129 Ark. 384 | Ark. | 1917
Appellant is a Minnesota corporation domiciled at the city of Winona, in that State, where it is engaged in the business of manufacturing and selling medicines, extracts and certain other articles, and it entered into a contract with appellee Johnson, who was a citizen of the State of Missouri, for the sale of its manufactured articles. The contract provided that appellant was “to sell and deliver to the party of the second part (appellee Johnson) free on board cars, at Winona, Minnesota, or at its option, at any of the regular places of shipment, any and all medicines, extracts and other articles manufactured or sold, or which may hereafter be manufactured or sold by it, at the usual and customary wholesale prices, as shown by the company’s wholesale printed price list, as the party of the second part may reasonably require for sale by him at the regular retail prices from time to time, # * * in the following described territory, excepting the incorporated! municipalities therein located, towit: “In the State of Missouri, Scott County. ’ ’
Other provisions of the written contract gave appellant the right to fix the prices of the articles to be shipped, and gave appellee the' right to return unsold articles.
The contract is substantially the same as the one construed by this court in the case of Clark v. The J. R. Watkins Medical Company, 115 Ark. 166, which this court construed to be sufficiently ambiguous to let in other testimony as to its terms, and that when construed in the light of such other testimony, it is a contract, not for the sale of the articles, but for the creation of the relation of principal and agent between the parties to the contract for the sale of the articles in given territory. In the case just cited the contract was one that was made in Arkansas, and, when supplemented by other evidence which the court allowed the jury to consider, was held to be void and unenforceable because of the fact that appellant had not complied with the laws of this State in regard to filing copies of its articles of incorporation, etc., with the Secretary of State. In the present case there is, however, no question involved concerning compliance with the laws of the State of Arkansas, for the reason that the contract was not made here, and no law of this State has been violated. The validity of the contract depends upon the question of its enforceability in the State of Missouri, and if it is valid under the laws of that State, we have no right to deprive appellant of the remedies afforded by the laws of our own State for its enforcement.

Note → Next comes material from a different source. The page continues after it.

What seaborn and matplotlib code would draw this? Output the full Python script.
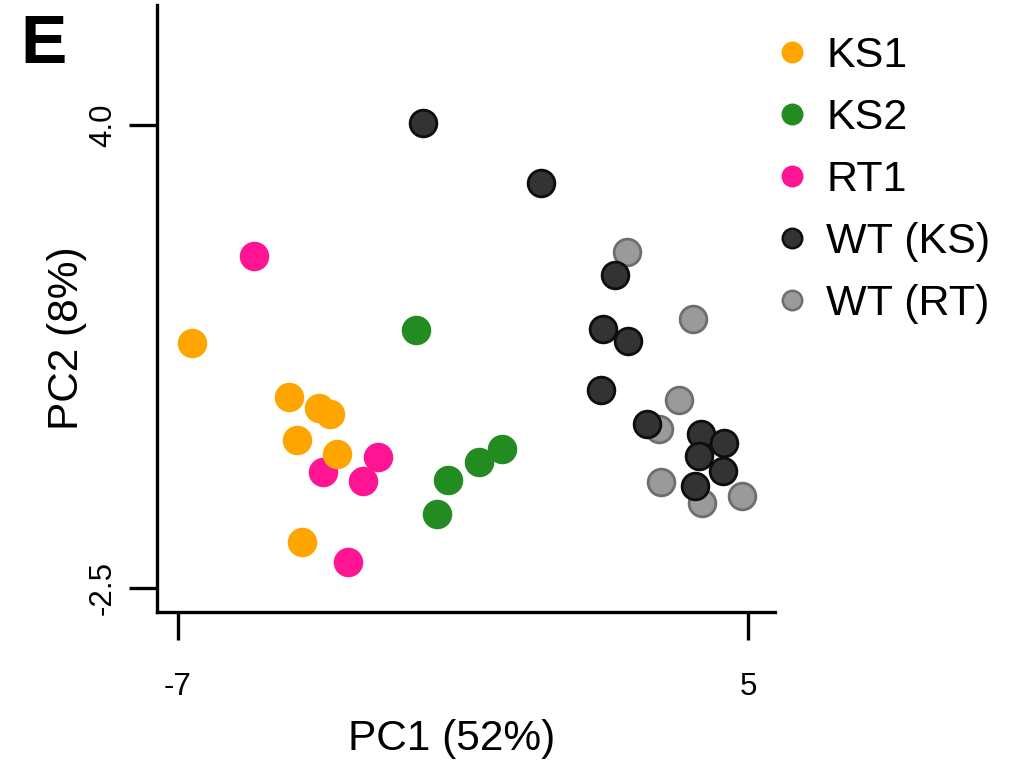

The question presented is whether the law is such in Missouri that the courts of that State would or would not enforce the contract. Appellant has complied with the laws of Arkansas since the decision in the Clark case, supra, hut has never complied with the statutes of Missouri, somewhat similar to those in force here, and, if the contract in suit be construed to be one for doing business in the State of Missouri in violation of the laws of that State, it is invalid there, and can not be enforced here. St. Louis Union Trust Co. v. Chicot County Cotton-Alfalfa Farm Co., 127 Ark. 577, 193 S. W. 69. On the other hand, if the contract is found to be valid in the State of Missouri, and not in violation of the laws of that State, it should be enforced here.
The same learned judge, speaking for this court in Matthews v. Paine, 47 Ark. 54, with reference to the enforcement of a contract made in another State, said: “And exercising that comity which exists between courts of the different States, we adjudicate the rights of the parties precisely as we understand they would be adjudicated if they were in a court of Tennessee. ’ ’
The last decision of this court on the subject was in the recent case of Dodd v. Axle-Nut Sign Co., 126 Ark. 14, 189 S. W. 663, where we reannounced the rule as to the enforcement of contracts made in other States.
Those decisions must necessarily be treated as establishing the law, except where they are in conflict with the decisions of the Supreme Court of the State. The decisions of the Court of Appeals are cited by the Supreme Court of the State as precedents. The Supreme Court of Missouri has never construed this particular contract, but it has cited with approval one of the decisions of the Court of Appeals, hereinbefore cited, in stating the rule to be applied to the interpretation of contracts as announced by the latter court. Kansas City v. McDonald, 175 S. W. 917.
We are unable, therefore, to discover any reason why we should-not accept the decisions of the Missouri Court of Appeals in settling the validity of the contract, and since we find it to be such contract as would be enforced under the laws of Missouri, where the question of its validity is controlled, it becomes our duty to see that it is enforced here. It would be a violation of that spirit of comity of which we have spoken, for us to fail to give full faith and credit to a contract made in a sister State which is valid and enforceable there. It follows that the circuit court erred in delegating to the jury the authority to interpret the contract for the purpose of determining its validity under.the laws of the State of Missouri. There is no dispute in the testimony as to the amount due to appellant under the contract, so the judgment of the circuit court will be reversed and judgment will be entered here in appellant’s favor against appellees for the amount sued for, with interest from institution of the action.